Considering the nature and appearance of the defect; the elevation of an inch or two; that the city had been notified of the defect; that it was very dark as a result of which the defect was not plainly visible; that the accident occurred in a business area, and the other surrounding circumstances, there was sufficient evidence to submit to a jury the question whether in maintaining the sidewalk in that condition under the circumstances the city was guilty of negligence and there was sufficient evidence for a jury to find that the city’s conduct subjected persons lawfully using the sidewalk to an unreasonable risk of bodily injury when proceeding along that place on a dark night.

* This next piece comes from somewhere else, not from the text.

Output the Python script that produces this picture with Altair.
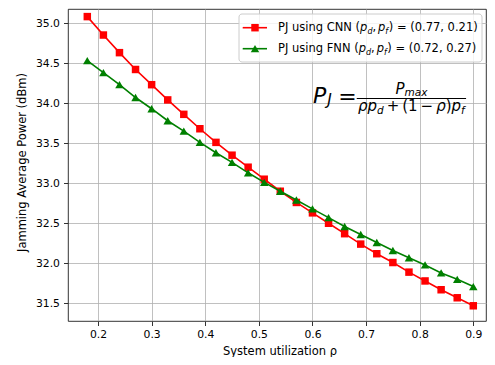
import altair as alt
import pandas as pd

# ---------------- data ----------------
rho = [0.18, 0.21, 0.24, 0.27, 0.30, 0.33, 0.36, 0.39, 0.42, 0.45, 0.48, 0.51, 0.54,
       0.57, 0.60, 0.63, 0.66, 0.69, 0.72, 0.75, 0.78, 0.81, 0.84, 0.87, 0.90]
cnn_dbm = [35.08, 34.85, 34.63, 34.42, 34.23, 34.04, 33.86, 33.68, 33.51, 33.35, 33.20, 33.05, 32.90,
           32.76, 32.63, 32.50, 32.37, 32.24, 32.12, 32.01, 31.89, 31.78, 31.67, 31.57, 31.47]
fnn_dbm = [34.53, 34.38, 34.23, 34.07, 33.93, 33.78, 33.65, 33.51, 33.38, 33.26, 33.13, 33.01, 32.90,
           32.79, 32.68, 32.57, 32.46, 32.36, 32.26, 32.16, 32.07, 31.98, 31.88, 31.80, 31.71]
series_names = ["PJ using CNN", "PJ using FNN"]
series_params = ["(0.77, 0.21)", "(0.72, 0.27)"]
series_colors = ["#ff0000", "#008000"]
series_shapes = ["square", "triangle-up"]
x_ticks = [0.2, 0.3, 0.4, 0.5, 0.6, 0.7, 0.8, 0.9]
y_ticks = [31.5, 32.0, 32.5, 33.0, 33.5, 34.0, 34.5, 35.0]

FONT = "DejaVu Sans"
W, H = 418, 312

rows = []
for name, vals in zip(series_names, [cnn_dbm, fnn_dbm]):
    for r, v in zip(rho, vals):
        rows.append({"series": name, "rho": r, "power": v})
df = pd.DataFrame(rows)

x_enc = alt.X("rho:Q", scale=alt.Scale(domain=[0.144, 0.9237], nice=False, zero=False),
              axis=alt.Axis(values=x_ticks, format=".1f", title="System utilization ρ",
                            labelPadding=3.3, titleX=211.5, titleY=33.5,
                            titleBaseline="alphabetic", titleAlign="center"))
y_enc = alt.Y("power:Q", scale=alt.Scale(domain=[31.28, 35.175], nice=False, zero=False),
              axis=alt.Axis(values=y_ticks, format=".1f", title="Jamming Average Power (dBm)",
                            labelPadding=4, titleX=-46, titleY=153,
                            titleBaseline="middle", titleAlign="center"))
color_enc = alt.Color("series:N", scale=alt.Scale(domain=series_names, range=series_colors), legend=None)
shape_enc = alt.Shape("series:N", scale=alt.Scale(domain=series_names, range=series_shapes), legend=None)
size_enc = alt.Size("series:N", scale=alt.Scale(domain=series_names, range=[56, 72]), legend=None)

layers = []
for name in series_names:
    base = alt.Chart(df).transform_filter(alt.datum.series == name)
    layers.append(base.mark_line(strokeWidth=1.6).encode(x=x_enc, y=y_enc, color=color_enc))
    layers.append(base.mark_point(filled=True, opacity=1).encode(
        x=x_enc, y=y_enc, color=color_enc, shape=shape_enc, size=size_enc))

# ---------------- text helpers (DejaVu Sans advances, 2048 upm) ----------------
ADV = {"P": 1235, "J": 604, " ": 651, "u": 1298, "s": 1067, "i": 569, "n": 1298, "g": 1300,
       "C": 1430, "N": 1532, "F": 1178, "(": 799, ")": 799, ",": 651, "=": 1716, ".": 651,
       "+": 1716, "−": 1716, "m": 1995, "a": 1255, "x": 1212, "p": 1300, "d": 1300, "f": 721,
       "ρ": 1300}
for dch in "0123456789":
    ADV[dch] = 1303


def adv(s, size):
    return sum(ADV.get(c, 1300) for c in s) * size / 2048.0


one = pd.DataFrame({"k": [0]})


def txt(s, x, y, size, italic=False):
    return alt.Chart(one).mark_text(
        text=s, font=FONT, fontSize=size, fontStyle="italic" if italic else "normal",
        align="left", baseline="alphabetic", color="black"
    ).encode(x=alt.value(x), y=alt.value(y))


def rule(x1, x2, y, color, width):
    return alt.Chart(one).mark_rule(color=color, strokeWidth=width).encode(
        x=alt.value(x1), x2=alt.value(x2), y=alt.value(y))


# ---------------- formula P_J = P_max / (rho p_d + (1-rho) p_f) ----------------
M, F, FS = 22, 15, 10.5
base_y = 93.5
fx = 245
layers.append(txt("P", fx, base_y, M, True))
jx = fx + adv("P", M)
layers.append(txt("J", jx + 1.0, base_y + 2.5, 15.4, True))
ex = jx + adv("J", 15.4) + 7.5
layers.append(txt("=", ex, base_y + 1.5, M))
bar_x0 = ex + adv("=", M)
sp = 0.2 * F
den = [("ρ", True, F, 0), ("p", True, F, 0), ("d", True, FS, 0), (None, None, sp, 0),
       ("+", False, F, 0), (None, None, sp, 0), ("(", False, F, 0), ("1", False, F, 0),
       (None, None, sp, 0), ("−", False, F, 0), (None, None, sp, 0), ("ρ", True, F, 0),
       (")", False, F, 0), ("p", True, F, 0), ("f", True, FS, 0)]
den_w = 0
for t, it, sz, _ in den:
    den_w += sz if t is None else adv(t, sz)
bar_x1 = bar_x0 + den_w + 2.5
bar_y = 89.5
layers.append(rule(bar_x0, bar_x1, bar_y, "black", 1.2))
cx = bar_x0 + 1.2
den_base = 102
for t, it, sz, _ in den:
    if t is None:
        cx += sz
        continue
    yy = den_base + (2.5 if sz == FS else 0)
    layers.append(txt(t, cx, yy, sz, it))
    cx += adv(t, sz)
num_w = adv("P", F) + adv("max", FS)
nx = (bar_x0 + bar_x1) / 2 - num_w / 2
layers.append(txt("P", nx, 84.5, F, True))
layers.append(txt("max", nx + adv("P", F), 87.3, FS, True))

# ---------------- legend (box, handles, labels with subscripts) ----------------
layers.append(alt.Chart(one).mark_rect(fill="white", fillOpacity=0.8, stroke="#cccccc",
                                       strokeWidth=1, cornerRadius=3).encode(
    x=alt.value(171), x2=alt.value(414), y=alt.value(5), y2=alt.value(53)))
L, LS = 11.5, 8
row_y = [18.7, 39.7]
for name, par, col, shp, ry in zip(series_names, series_params, series_colors, series_shapes, row_y):
    layers.append(rule(174.7, 199, ry, col, 1.6))
    layers.append(alt.Chart(one).mark_point(filled=True, opacity=1, color=col, shape=shp,
                                            size=56 if shp == "square" else 72).encode(
        x=alt.value(187), y=alt.value(ry)))
    by = ry + 3.6
    x = 210
    s1 = name + " ("
    layers.append(txt(s1, x, by, L)); x += adv(s1, L)
    layers.append(txt("p", x, by, L, True)); x += adv("p", L)
    layers.append(txt("d", x, by + 2.6, LS, True)); x += adv("d", LS)
    layers.append(txt(",", x, by, L)); x += adv(",", L) + 0.17 * L
    layers.append(txt("p", x, by, L, True)); x += adv("p", L)
    layers.append(txt("f", x, by + 2.6, LS, True)); x += adv("f", LS) + 0.6
    layers.append(txt(") = " + par, x, by, L))

chart = alt.layer(*layers).properties(
    width=W, height=H,
    autosize=alt.AutoSizeParams(type="none"),
    padding={"left": 60, "top": 1, "right": 1, "bottom": 36},
).configure_view(
    stroke="black", strokeWidth=0.8
).configure_axis(
    domain=False, grid=True, gridColor="#b0b0b0", gridWidth=0.8, gridOpacity=1,
    tickColor="black", tickWidth=0.8, tickSize=4.5,
    labelFont=FONT, labelFontSize=10.8, labelColor="black", labelFlush=False, labelOverlap=False,
    titleFont=FONT, titleFontSize=11.5, titleFontWeight="normal", titleColor="black",
)

chart.save("out.html", embed_options={"renderer": "svg", "actions": False})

The city’s second contention under Point I is that plaintiff’s witnesses placed her fall at a place on the sidewalk where the evidence showed some patchwork had been done by an unnamed party, and therefore the city is not liable under the rule that where several causes may have been responsible for an injury it is incumbent on the plaintiff to show the cause “for which defendant is liable” produced the fall and consequent injuries, and that plaintiff did not make such proof. Citing Treon v. City of Hamilton, Mo.Sup., 363 *928S.W.2d 704; State ex rel. Kansas City v. Shain, Mo.Sup., 177 S.W.2d 511, and Lithegner v. City of St. Louis, Mo.App., 125 S.W.2d 925, plaintiff correctly answers this contention, urging that the city “has a non-delegable duty to maintain its streets and sidewalks in reasonably safe condition or to warn of dangers and defects and the fact that the City did not cause the defect in the sidewalk will not relieve the City of its duty to exercise ordinary care to discover or remedy such defects if said sidewalk was thereby rendered unsafe for public use.” There is no evidence of warning and no evidence to contradict the testimony of the owner of the nearby bakery that several months before this accident occurred he reported to the city “that the sidewalks out here were in real bad shape, big cracks and they were very uneven, and we had had people complaining about stumbling over them.”

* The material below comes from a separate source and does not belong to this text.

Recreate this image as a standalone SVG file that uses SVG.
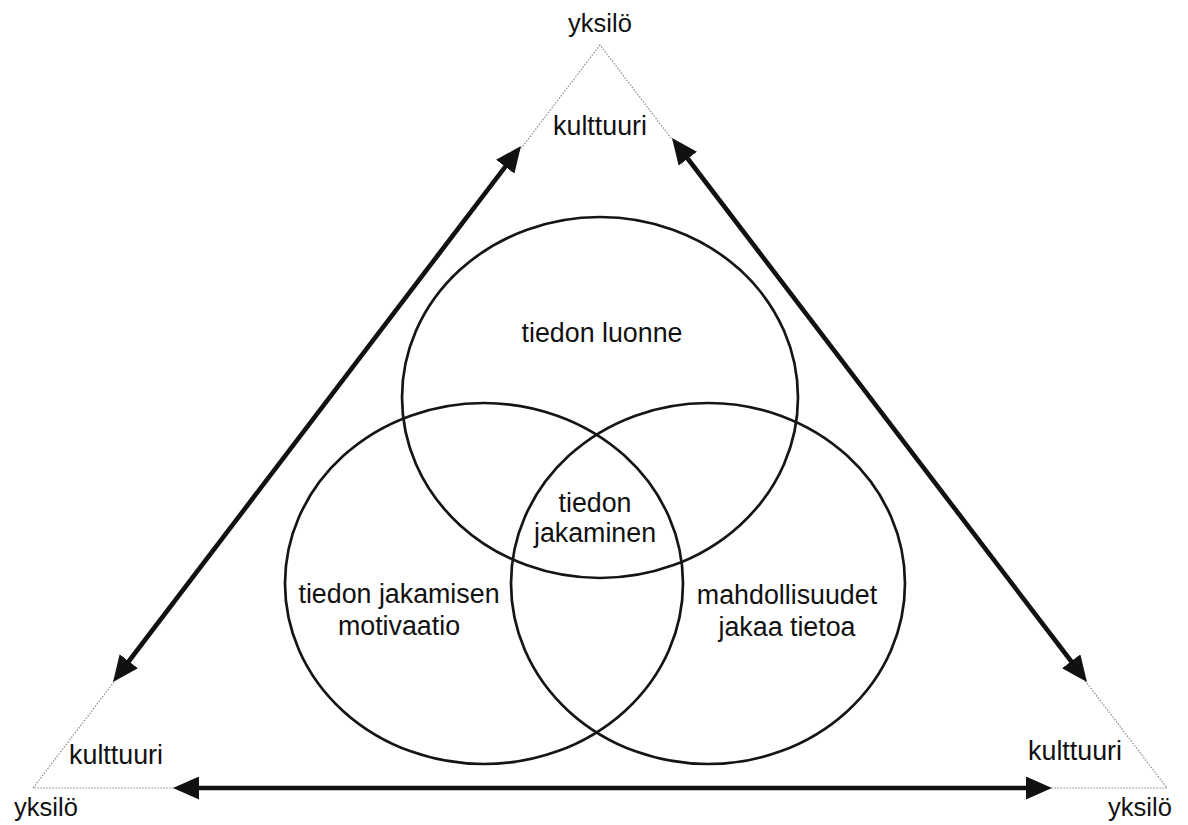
<svg xmlns="http://www.w3.org/2000/svg" width="1188" height="825" viewBox="0 0 1188 825">
  <style>
    .lbl { font-family: "Liberation Sans", Arial, Helvetica, sans-serif; font-size: 26.8px; fill: #111111; text-anchor: middle; }
    .sm { font-size: 25.5px; }
    .circ { fill: none; stroke: #151515; stroke-width: 2.7; }
    .tri { fill: none; stroke: #8a8a8a; stroke-width: 1.2; stroke-dasharray: 1.5 1.5; }
    .arr { fill: none; stroke: #111; stroke-width: 4.6; marker-start: url(#head); marker-end: url(#head); }
  </style>
  <defs>
    <marker id="head" viewBox="0 0 26 23" refX="16" refY="11.5" markerWidth="26" markerHeight="23" markerUnits="userSpaceOnUse" orient="auto-start-reverse">
      <path d="M0,0 L26,11.5 L0,23 z" fill="#111"/>
    </marker>
  </defs>
  <rect width="1188" height="825" fill="#ffffff"/>

  <g id="triangle">
    <polygon class="tri" points="600,45 33,788 1167,788"/>
  </g>

  <g id="connectors">
    <line class="arr" x1="119.1" y1="674" x2="514.9" y2="154"/>
    <line class="arr" x1="678.1" y1="146" x2="1080.9" y2="674"/>
    <line class="arr" x1="183" y1="788" x2="1042" y2="788"/>
  </g>

  <g id="node-top-circle">
    <ellipse class="circ" cx="600" cy="397.5" rx="198" ry="180.5"/>
    <text class="lbl" x="602" y="342">tiedon luonne</text>
  </g>
  <g id="node-left-circle">
    <ellipse class="circ" cx="484" cy="583.5" rx="199" ry="180.5"/>
    <text class="lbl" x="399" y="603">tiedon jakamisen</text>
    <text class="lbl" x="399" y="635">motivaatio</text>
  </g>
  <g id="node-right-circle">
    <ellipse class="circ" cx="708" cy="583.5" rx="197" ry="180.5"/>
    <text class="lbl" x="787" y="604">mahdollisuudet</text>
    <text class="lbl" x="787" y="636">jakaa tietoa</text>
  </g>
  <g id="node-center">
    <text class="lbl" x="595" y="512">tiedon</text>
    <text class="lbl" x="595" y="542">jakaminen</text>
  </g>

  <g id="node-top-vertex">
    <text class="lbl sm" x="600" y="32">yksilö</text>
    <text class="lbl" x="600" y="135">kulttuuri</text>
  </g>
  <g id="node-left-vertex">
    <text class="lbl" x="116" y="764">kulttuuri</text>
    <text class="lbl sm" x="46" y="816">yksilö</text>
  </g>
  <g id="node-right-vertex">
    <text class="lbl" x="1075" y="760">kulttuuri</text>
    <text class="lbl sm" x="1140" y="816">yksilö</text>
  </g>
</svg>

The city’s second point is that plaintiff was contributorily negligent as a matter of law in causing her fall and subsequent injuries; that she had the duty to make reasonable use of her eyesight and senses to observe any defects or obstructions in plain view along the sidewalk; that she knew about the dark condition of the walk, because she testified repeatedly about the darkness. Conceding that pedestrians held contributorily negligent have generally been limited to those persons who with knowledge of a defective or dangerous condition subsequently acted in a manner not reasonably prudent, the city contends that under Waldmann v. Skrainka Const. Co., 289 Mo. 622, 233 S.W. 242, the darkness made it all the more incumbent upon plaintiff to look out for danger in passing over the sidewalk; that she should have been especially careful; that pedestrians are duty bound to use ordinary care in traversing sidewalks. But plaintiff Wald-mann had knowledge of the defect, having passed the excavation earlier in the evening, whereas plaintiff Miller had no prior knowledge of the defect. There was a red light in the center of the excavation in Waldmann, but no warning of any kind in Miller. Jett v. City of Paris, Mo.App., 326 S.W.2d 365, cited by the city, is likewise distinguishable. There on a bright sunshiny day, while looking at it, plaintiff Jett knowingly walked into a broken place, and knew no reason why she could not have stepped over the 2½ inch step-up.

A pedestrian who has no knowledge of a defect has a right to assume that the sidewalk is in a reasonably safe condition. He is “ * * * not required to search for a possible defect or make of himself a sidewalk inspector, but is required to do nothing more than to conduct himself as reasonably prudent persons do under the circumstances.” Fischer v. Kansas City, supra, 446 S.W.2d, 1.c. 454. “As a general rule a person is not required to look for danger when there is no cause to anticipate danger.” Williamson v. St. Louis Pub. Serv. Co., 363 Mo. 508, 252 S.W.2d 295, 299.

Nothing here indicates that plaintiff had no right to make this assumption;, nothing to cause plaintiff to anticipate danger. The question of contributory negligence was for the jury in this case where there was evidence from which a jury could conclude that plaintiff was walking along the sidewalk at a leisurely pace, not in any hurry, looking ahead five or six feet, watching where she was going, looking down at the walk; where because of her unfamiliarity with the area she had no knowledge of the defect and no notice of the danger; where the defect, unseen by her or her companion, was obscured from sight by darkness, and where she testified that if she had seen the place before she fell she would have walked around it “because [she] wouldn’t have wanted to take a chance.”

Judgment affirmed.

WELBORN and HIGGINS, CC., concur.

*929PER CURIAM:

The foregoing opinion by HOUSER, C, is adopted as the opinion of the court.

SEILER, P. J., BARDGETT, J., and SEMPLE, Special Judge, concur. HOLMAN, J., not sitting.